The God of Salvation
God, meet me in the middle of my life situation and teach me something I might not have realized before.
Read HABAKKUK 3:1–19
A prayer of Habakkuk the prophet. On shigionoth.
2 Lord, I have heard of your fame;
I stand in awe of your deeds, Lord.
Repeat them in our day,
in our time make them known;
in wrath remember mercy.
3 God came from Teman,
the Holy One from Mount Paran.
His glory covered the heavens
and his praise filled the earth.
4 His splendor was like the sunrise;
rays flashed from his hand,
where his power was hidden.
5 Plague went before him;
pestilence followed his steps.
6 He stood, and shook the earth;
he looked, and made the nations tremble.
The ancient mountains crumbled
and the age-old hills collapsed—
but he marches on forever.
7 I saw the tents of Cushan in distress,
the dwellings of Midian in anguish.
8 Were you angry with the rivers, Lord?
Was your wrath against the streams?
Did you rage against the sea
when you rode your horses
and your chariots to victory?
9 You uncovered your bow,
you called for many arrows.
You split the earth with rivers;
10 the mountains saw you and writhed.
Torrents of water swept by;
the deep roared
and lifted its waves on high.
11 Sun and moon stood still in the heavens
at the glint of your flying arrows,
at the lightning of your flashing spear.
12 In wrath you strode through the earth
and in anger you threshed the nations.
13 You came out to deliver your people,
to save your anointed one.
You crushed the leader of the land of wickedness,
you stripped him from head to foot.
14 With his own spear you pierced his head
when his warriors stormed out to scatter us,
gloating as though about to devour
the wretched who were in hiding.
15 You trampled the sea with your horses,
churning the great waters.
16 I heard and my heart pounded,
my lips quivered at the sound;
decay crept into my bones,
and my legs trembled.
Yet I will wait patiently for the day of calamity
to come on the nation invading us.
17 Though the fig tree does not bud
and there are no grapes on the vines,
though the olive crop fails
and the fields produce no food,
though there are no sheep in the pen
and no cattle in the stalls,
18 yet I will rejoice in the Lord,
I will be joyful in God my Savior.
19 The Sovereign Lord is my strength;
he makes my feet like the feet of a deer,
he enables me to tread on the heights.
For the director of music. On my stringed instruments.

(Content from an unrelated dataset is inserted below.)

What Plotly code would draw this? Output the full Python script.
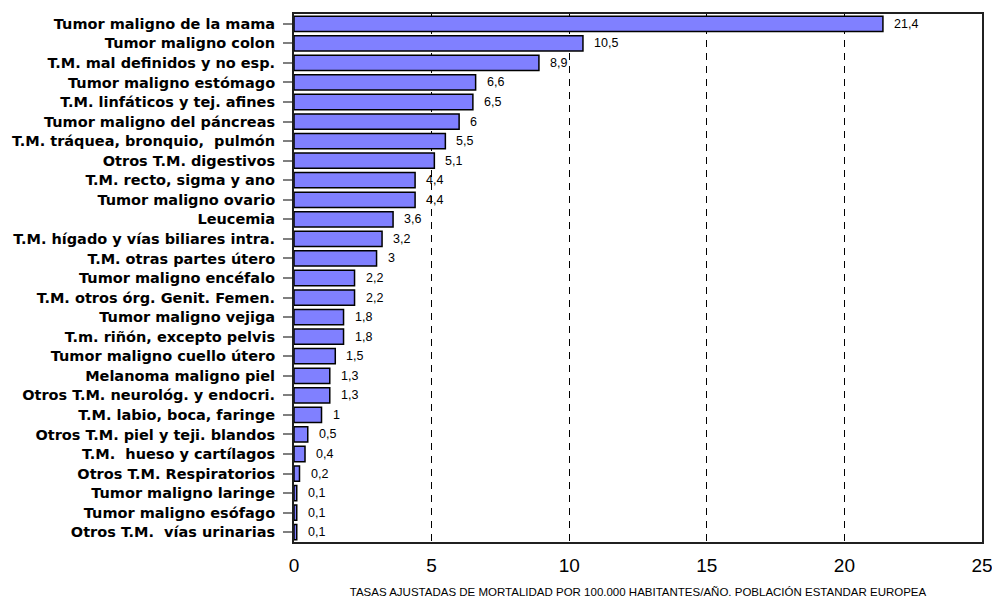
import plotly.graph_objects as go

categories = [
    "Tumor maligno de la mama",
    "Tumor maligno colon",
    "T.M. mal definidos y no esp.",
    "Tumor maligno estómago",
    "T.M. linfáticos y tej. afines",
    "Tumor maligno del páncreas",
    "T.M. tráquea, bronquio,\u00a0 pulmón",
    "Otros T.M. digestivos",
    "T.M. recto, sigma y ano",
    "Tumor maligno ovario",
    "Leucemia",
    "T.M. hígado y vías biliares intra.",
    "T.M. otras partes útero",
    "Tumor maligno encéfalo",
    "T.M. otros órg. Genit. Femen.",
    "Tumor maligno vejiga",
    "T.m. riñón, excepto pelvis",
    "Tumor maligno cuello útero",
    "Melanoma maligno piel",
    "Otros T.M. neurológ. y endocri.",
    "T.M. labio, boca, faringe",
    "Otros T.M. piel y teji. blandos",
    "T.M.\u00a0 hueso y cartílagos",
    "Otros T.M. Respiratorios",
    "Tumor maligno laringe",
    "Tumor maligno esófago",
    "Otros T.M.\u00a0 vías urinarias",
]
values = [21.4, 10.5, 8.9, 6.6, 6.5, 6, 5.5, 5.1, 4.4, 4.4, 3.6, 3.2, 3, 2.2, 2.2,
          1.8, 1.8, 1.5, 1.3, 1.3, 1, 0.5, 0.4, 0.2, 0.1, 0.1, 0.1]
x_ticks = [0, 5, 10, 15, 20, 25]
x_title = "TASAS AJUSTADAS DE MORTALIDAD POR 100.000 HABITANTES/AÑO. POBLACIÓN ESTANDAR EUROPEA"

labels = [("%g" % v).replace(".", ",") for v in values]

fig = go.Figure(go.Bar(
    y=categories, x=values, orientation="h",
    marker=dict(color="#8080ff", line=dict(color="black", width=1.5)),
    width=0.78,
))

for c, v, t in zip(categories, values, labels):
    fig.add_annotation(
        x=v, y=c, text=t, showarrow=False, xanchor="left", yanchor="middle",
        xshift=9, font=dict(family="Liberation Sans, Arial", size=12.5, color="black"),
    )

fig.update_layout(
    width=992, height=598,
    margin=dict(l=294, r=10, t=14, b=56, autoexpand=False),
    paper_bgcolor="white", plot_bgcolor="white",
    showlegend=False,
    font=dict(family="Liberation Sans, Arial", color="black"),
)
fig.update_xaxes(
    range=[0, 25], tickvals=x_ticks, ticktext=[str(t) for t in x_ticks],
    showgrid=True, gridcolor="black", griddash="7px,6px", gridwidth=1,
    showline=True, linecolor="#202020", linewidth=2, mirror=True,
    ticks="outside", ticklen=5, tickcolor="rgba(0,0,0,0)",
    tickfont=dict(size=19, family="Liberation Sans, Arial"),
    ticklabeloverflow="allow",
    title=dict(text=x_title, font=dict(size=11.5), standoff=16),
    zeroline=False, automargin=False,
)
fig.update_yaxes(
    categoryorder="array", categoryarray=categories, autorange="reversed",
    showline=True, linecolor="#202020", linewidth=2, mirror=True,
    ticks="outside", ticklen=9, tickcolor="#808080", tickwidth=1.5,
    ticklabelstandoff=5,
    tickfont=dict(size=14.5, family="DejaVu Sans", weight="bold"),
    showgrid=False, automargin=False,
)

# remove the default 8px page margin so the figure fills the window exactly
fig.write_html(
    "out.html",
    config={"displayModeBar": False},
    post_script="document.body.style.margin='0';document.body.style.overflow='hidden';",
)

New International Version (NIV)
Holy Bible, New International Version®, NIV® Copyright ©1973, 1978, 1984, 2011 by Biblica, Inc.® Used by permission. All rights reserved worldwide.
ReflectHabakkuk looks back upon God’s deeds. As Christians, where do we look back to and how does it strengthen us?
Having heard God’s answer to his questions, how will Habakkuk respond? In reality the situation is still as bad as ever, but something has happened in the process of engaging with the Lord, and Habakkuk turns to prayer—in a song, written for “stringed instruments” (19). What does Habakkuk sing about?
He begins by asking for God’s intervention (1,2), but the bulk of the song is taken up with recalling God’s mighty deeds. God has intervened in the past (the poetic language in verses 3–15 is reminiscent of the Exodus from Egypt), and he can do so again. Finally, Habakkuk sings of trusting in God’s salvation, resolving to wait for the Lord to bring about the judgment he has promised (16) and to rejoice meanwhile, no matter what happens, in the God who is his Savior (18).
Many of us look back and wonder how we would have coped if God had not been with us to sustain us. We can make Habakkuk’s song our own, trusting that the sovereign Lord loves us and is with us—not necessarily to remove us from times of
trouble and testing, but to give us a strength we would not have otherwise.
Use Habakkuk 3:2 to pray concerning a conviction about God’s work, a call for God’s action and a cry for God’s mercy.
“I will rejoice in the Lord, I will be joyful in God my Savior. The Sovereign Lord is my strength” (18,19).